Neural Architecture Search、自動特徴量エンジニアリング、メタ学習、Few-shot学習など、より高度な自動化が進んでいます。

4. MLOpsプラットフォーム

エンドツーエンドのソリューション、クラウドに依存しないツール、オープンソースエコシステム、ベンダーの統合が進んでいます。

2025年のベストプラクティス

インフラ

  • モデルをファーストクラスの成果物として扱う:コードと同様に、モデルもバージョン管理され、CI/CDパイプラインでテストされるべき
  • 自動化を徹底する:手動デプロイや手動モニタリングは人的ミスの原因となるため、可能な限り自動化
  • 再現性を確保する設計:同じコード、同じデータ、同じ環境で学習すれば、常に同じモデルが生成されることを保証
  • 最初からスケールを考慮した設計:小規模プロトタイプで成功しても、本番スケールで動かなければ意味がない

プロセス

  • クロスファンクショナルチーム(ML + SRE + Product):ML研究者だけでなく、SREとプロダクトマネージャーが協働することで、実用的なシステムを構築
  • 実験トラッキングの規律:すべての実験(ハイパーパラメータ、データセット、結果)を記録し、後から再現・比較可能にする
  • 明確なプロモーション基準:どの指標が改善されれば本番にデプロイするかを事前に定義し、恣意的な判断を避ける
  • MLシステム向けのインシデント対応:従来のシステム障害とは異なり、モデルの品質劣化やデータドリフトに対応するランブックが必要

文化

  • モデル障害に対するブレームレスポストモーテム:モデルの品質劣化が発生した際、個人を責めるのではなく、システムの改善に焦点を当てる
  • 継続的な学習マインドセット:MLの技術は急速に進化しているため、チーム全体で最新の知見をキャッチアップし続ける
  • チーム間での知識共有:成功事例だけでなく、失敗事例も共有することで、組織全体の学習速度を上げる
  • 不確実性を受け入れる:MLモデルが100%正確ではなく、常に誤差を含むことを前提とした設計とコミュニケーション

学んだこと

このセッションを通して、MLOpsの基本原則は変わらないものの、新しい技術トレンドに対応するための進化が求められていることを再認識しました。

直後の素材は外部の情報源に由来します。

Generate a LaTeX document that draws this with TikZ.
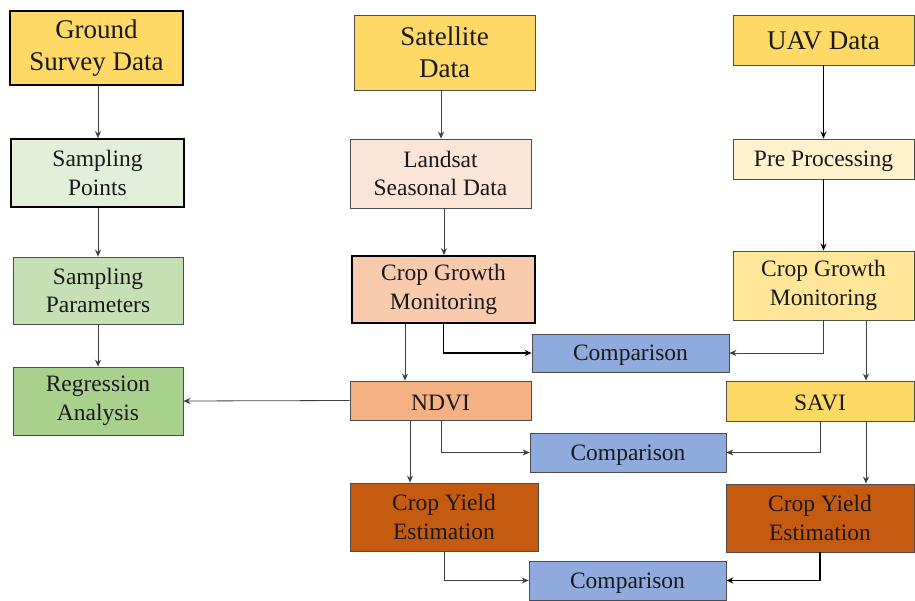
\documentclass[tikz,border=0pt]{standalone}
\usepackage{fontspec}
\setmainfont{Liberation Serif}
\usetikzlibrary{arrows.meta,calc}
\definecolor{gold}{HTML}{FFD966}
\definecolor{gspt}{HTML}{E2F0D9}
\definecolor{gpar}{HTML}{C5E0B4}
\definecolor{greg}{HTML}{A9D18E}
\definecolor{olan}{HTML}{FBE5D6}
\definecolor{ocgm}{HTML}{F8CBAD}
\definecolor{ondvi}{HTML}{F4B183}
\definecolor{ocye}{HTML}{C55A11}
\definecolor{ypre}{HTML}{FFF2CC}
\definecolor{ycgm}{HTML}{FFE699}
\definecolor{bcomp}{HTML}{8FAADC}
\tikzset{
  box/.style={draw=black!70, line width=0.8pt, align=center, inner sep=0pt,
    font=\fontsize{23.5}{28.5}\selectfont, text=black!90,
    execute at begin node={\rule{0pt}{20pt}}},
  thickbox/.style={box, draw=black, line width=1.6pt},
  topbox/.style={font=\fontsize{27}{32}\selectfont},
  arr/.style={draw=black!75, line width=0.8pt, -{Stealth[length=7pt,width=6pt]}},
  arrthick/.style={draw=black, line width=1.5pt, -{Stealth[length=7pt,width=6pt]}},
}
\begin{document}
\begin{tikzpicture}[x=1pt,y=-1pt]
\useasboundingbox (0,0) rectangle (915,601);
% left column
\node[thickbox, topbox, fill=gold, minimum width=173pt, minimum height=74pt] (g) at (96.5,48) {Ground\\Survey Data};
\node[thickbox, fill=gspt, minimum width=173pt, minimum height=68pt] (sp) at (97.5,173) {Sampling\\Points};
\node[box, fill=gpar, minimum width=170pt, minimum height=67pt] (par) at (98,290.5) {Sampling\\Parameters};
\node[box, fill=greg, minimum width=170pt, minimum height=68pt] (reg) at (98,401) {Regression\\Analysis};
% middle column
\node[box, topbox, fill=gold, minimum width=181pt, minimum height=75pt] (sat) at (444.5,52.5) {Satellite\\Data};
\node[box, fill=olan, minimum width=181pt, minimum height=69pt] (lan) at (440.5,173.5) {Landsat\\Seasonal Data};
\node[thickbox, fill=ocgm, minimum width=183pt, minimum height=67pt] (cgms) at (443.5,289.5) {Crop Growth\\Monitoring};
\node[box, fill=ondvi, minimum width=181pt, minimum height=39pt] (ndvi) at (440.5,400.5) {NDVI};
\node[box, fill=ocye, minimum width=188pt, minimum height=68pt] (cyel) at (444,517) {Crop Yield\\Estimation};
% right column
\node[box, topbox, fill=gold, minimum width=181pt, minimum height=50pt] (uav) at (823.5,40) {UAV Data};
\node[box, fill=ypre, minimum width=181pt, minimum height=40pt] (pre) at (823.5,159) {Pre Processing};
\node[box, fill=ycgm, minimum width=181pt, minimum height=69pt] (cgmu) at (823.5,285.5) {Crop Growth\\Monitoring};
\node[box, fill=gold, minimum width=188pt, minimum height=40pt] (savi) at (820,401) {SAVI};
\node[box, fill=ocye, minimum width=188pt, minimum height=68pt] (cyer) at (820,518) {Crop Yield\\Estimation};
% comparisons
\node[box, fill=bcomp, minimum width=197pt, minimum height=38pt] (c1) at (630.5,353) {Comparison};
\node[box, fill=bcomp, minimum width=196pt, minimum height=39pt] (c2) at (628,452.5) {Comparison};
\node[box, fill=bcomp, minimum width=197pt, minimum height=39pt] (c3) at (627.5,580.5) {Comparison};
% x positions
\coordinate (xa) at (405,0);
\coordinate (xb) at (441,0);
\coordinate (xc) at (410,0);
\coordinate (xd) at (866,0);
% connectors
\draw[arr] (g.south -| par.north) -- (sp.north -| par.north);
\draw[arr] (sp.south -| par.north) -- (par.north);
\draw[arr] (par.south) -- (reg.north);
\draw[arr] (sat.south -| xb) -- (lan.north -| xb);
\draw[arr] (lan.south -| cyel.north) -- (cgms.north -| cyel.north);
\draw[arr] (cgms.south -| xa) -- (ndvi.north -| xa);
\draw[arrthick] (cgms.south) |- (c1.west);
\draw[arrthick] (uav.south) -- (pre.north);
\draw[arrthick] (pre.south) -- (cgmu.north);
\draw[arr] (cgmu.south) |- (c1.east);
\draw[arr] (cgmu.south -| xd) -- (savi.north -| xd);
\draw[arr] (ndvi.west) -- (reg.east);
\draw[arr] (ndvi.south -| xb) |- (c2.west);
\draw[arr] (ndvi.south -| xc) -- (cyel.north -| xc);
\draw[arr] (savi.south) |- (c2.east);
\draw[arr] (savi.south -| xd) -- (cyer.north -| xd);
\draw[arr] (cyel.south) |- (c3.west);
\draw[arrthick] (cyer.south) |- (c3.east);
\end{tikzpicture}
\end{document}
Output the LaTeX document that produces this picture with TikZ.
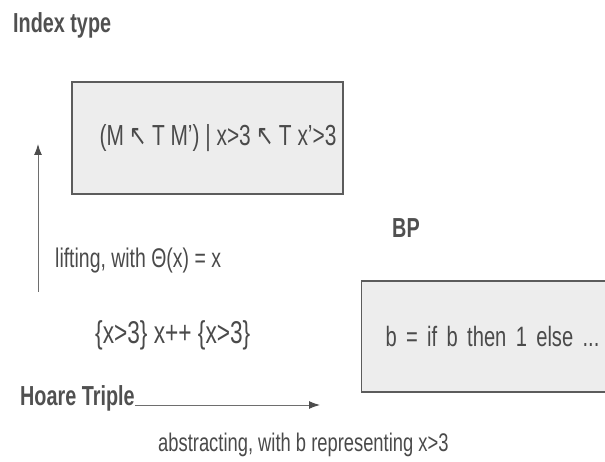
\documentclass[tikz,border=0pt]{standalone}
\usepackage{fontspec}
\setmainfont{Liberation Sans}[FakeStretch=0.72]
\newfontfamily\arrowfont{DejaVu Sans}[FakeStretch=0.72]
\usepackage{xcolor}
\usetikzlibrary{arrows.meta, positioning}

\definecolor{inkgray}{HTML}{4A4A4A}
\definecolor{headgray}{HTML}{505050}
\definecolor{boxfill}{HTML}{EDEDED}
\definecolor{boxline}{HTML}{5C5C5C}
\definecolor{flowgray}{HTML}{6E6E6E}

\newcommand{\nwto}{{\arrowfont ↖}}
\newcommand{\pts}[1]{\fontsize{#1}{#1}\selectfont}

\begin{document}
\begin{tikzpicture}[
  x=1pt, y=-1pt,
  lbl/.style={inner sep=0pt, text=inkgray, font=\pts{26}},
  head/.style={lbl, text=headgray, font=\pts{27.5}\bfseries},
  box/.style={draw=boxline, line width=1.2pt, fill=boxfill, text=inkgray, font=\pts{29}},
  flow/.style={draw=flowgray, line width=1pt, -{Latex[length=11pt, width=8pt, color=black!70]}},
]
\useasboundingbox (0,0) rectangle (605,462);

% Index type (top)
\node[head, anchor=base west] (idx-title) at (13,33) {Index type};
\node[box, minimum width=271pt, minimum height=112pt, inner sep=0pt] (idx-box) at (207.5,138)
  {\hspace*{21pt}\raisebox{-3pt}{(M \nwto\,T M') | x>3 \nwto\,T x'>3}};

% lifting
\coordinate (lift-foot) at (38,292);
\coordinate (lift-tip) at (38,144);
\draw[flow] (lift-foot) -- (lift-tip);
\node[lbl, anchor=base west, font=\pts{27}] (lift-lbl) at (55,268) {lifting, with Θ(x) = x};

% BP (right)
\node[head, anchor=base west] (bp-title) at (392,238) {BP};
\node[box, anchor=west, text width=300pt, inner xsep=24pt, minimum height=111pt, align=left, font=\pts{28}] (bp-box) at (361,336.5)
  {b = if b then 1 else ...};

% Hoare triple (bottom left)
\node[lbl, anchor=base west, font=\pts{31.5}] (hoare-pre) at (95,343) {\{x>3\} x++ \{x>3\}};
\node[head, anchor=base west] (hoare-title) at (20,405) {Hoare Triple};

% abstracting
\coordinate (abs-tip) at (320,405);
\draw[flow] (hoare-title.base east) -- (abs-tip);
\node[lbl, anchor=base west, font=\pts{25.5}] (abs-lbl) at (158,451) {abstracting, with b representing x>3};

\end{tikzpicture}
\end{document}
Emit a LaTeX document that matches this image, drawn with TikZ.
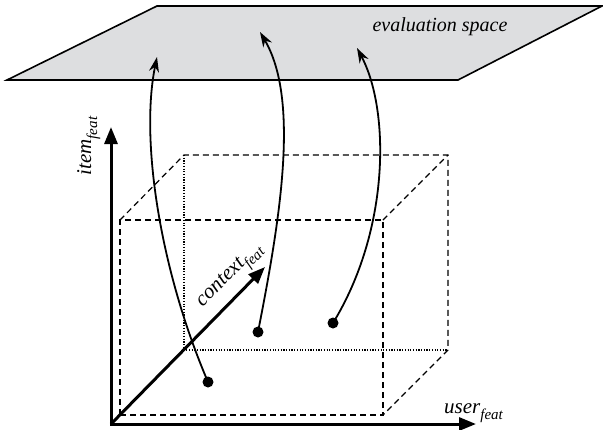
\documentclass[tikz,border=0pt]{standalone}
\usepackage{fontspec}
\setmainfont{Liberation Serif}
\usetikzlibrary{arrows.meta}

\definecolor{planegray}{RGB}{221,222,224}

\newcommand{\featsub}{\raisebox{-6pt}{\fontsize{15}{15}\selectfont feat}}

\tikzset{
	axis/.style={line width=3pt, {Triangle[length=17pt,width=13pt]}-{Triangle[length=17pt,width=13pt]}},
	contextaxis/.style={line width=3pt, -{Triangle[length=17pt,width=13pt]}},
	boxdash/.style={line width=1.2pt, dash pattern=on 6pt off 4pt},
	boxdot/.style={line width=1.2pt, dash pattern=on 1.2pt off 1.5pt},
	mapping/.style={line width=1.8pt, -{Stealth[length=15pt,width=10pt]}},
	point/.style={circle, fill, inner sep=0pt, minimum size=11pt},
	axislabel/.style={font=\fontsize{21}{24}\selectfont\itshape, inner sep=0pt}
}

\begin{document}
\begin{tikzpicture}[x=1pt, y=-1pt]

		\useasboundingbox (0,0) rectangle (603,429);

		% evaluation plane

		\draw[fill=planegray, line width=1.6pt] (7,80) -- (458,80) -- (602,6) -- (157,6) -- cycle;

		\node[axislabel, anchor=base, font=\fontsize{20}{24}\selectfont\itshape] (evlabel) at (440,31) {evaluation space};

		% define point

		\coordinate (O)  at (111,424);

		\coordinate (I)  at (111,127);

		\coordinate (U)  at (476,424);

		\coordinate (C)  at (265,267);

		% box corners, front then back

		\coordinate (F1) at (120,415);
		\coordinate (F2) at (383,415);
		\coordinate (F3) at (383,220);
		\coordinate (F4) at (120,220);

		\coordinate (B1) at (184,350);
		\coordinate (B2) at (448,350);
		\coordinate (B3) at (448,155);
		\coordinate (B4) at (184,155);

		% box

		\draw[boxdash] (F1) -- (F2) -- (F3) -- (F4) -- cycle;

		\draw[boxdash] (F4) -- (B4) -- (B3) -- (B2) -- (F2);

		\draw[boxdash] (F3) -- (B3);

		\draw[boxdot] (B4) -- (B1) -- (B2);

		% axes

		\draw[axis] (I) -- (O) -- (U);

		\draw[contextaxis] (O) -- (C);

		\node[axislabel, rotate=90, anchor=base] (itemlabel) at (91,146) {item\featsub};

		\node[axislabel, rotate=45] (contextlabel) at (231,277) {context\featsub};

		\node[axislabel, anchor=base west] (userlabel) at (444,413) {user\featsub};

		% points and their images

		\node[point] (p1) at (208,382) {};

		\node[point] (p2) at (258,332) {};

		\node[point] (p3) at (333,323) {};

		\coordinate (e1) at (157,57);

		\coordinate (e2) at (260,32);

		\coordinate (e3) at (357,48);

		\draw[mapping] (p1.center) .. controls (160,270) and (140,140) .. (e1);

		\draw[mapping] (p2.center) .. controls (280,220) and (300,100) .. (e2);

		\draw[mapping] (p3.center) .. controls (390,230) and (390,110) .. (e3);

	\end{tikzpicture}
\end{document}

特に、最初からスケールを考慮した設計については、弊チームでもプロトタイプから本番環境への移行で苦労も多いため、今後のプロジェクトで意識していきたいと思います。また、MLシステム開発に普段関わっていないSREやバックエンドチームでも、最近MLOpsの知識を求められる場面が増えてきているため、今回の内容は非常に参考になりました。

最後に

今回SREcon25に参加して、世界中のSREエンジニアが抱える課題や、それに対する様々なアプローチを知ることができました。

他のカンファレンスとの比較になりますが、SREconは技術的な深掘りだけでなく、文化的な側面にも焦点を当てている点が非常に印象的でした。また、AI/MLシステムの運用に関するセッションが増えており、SREの役割が従来のインフラ運用からAIシステムの品質保証やリスク管理にまで拡大していることを強く感じました。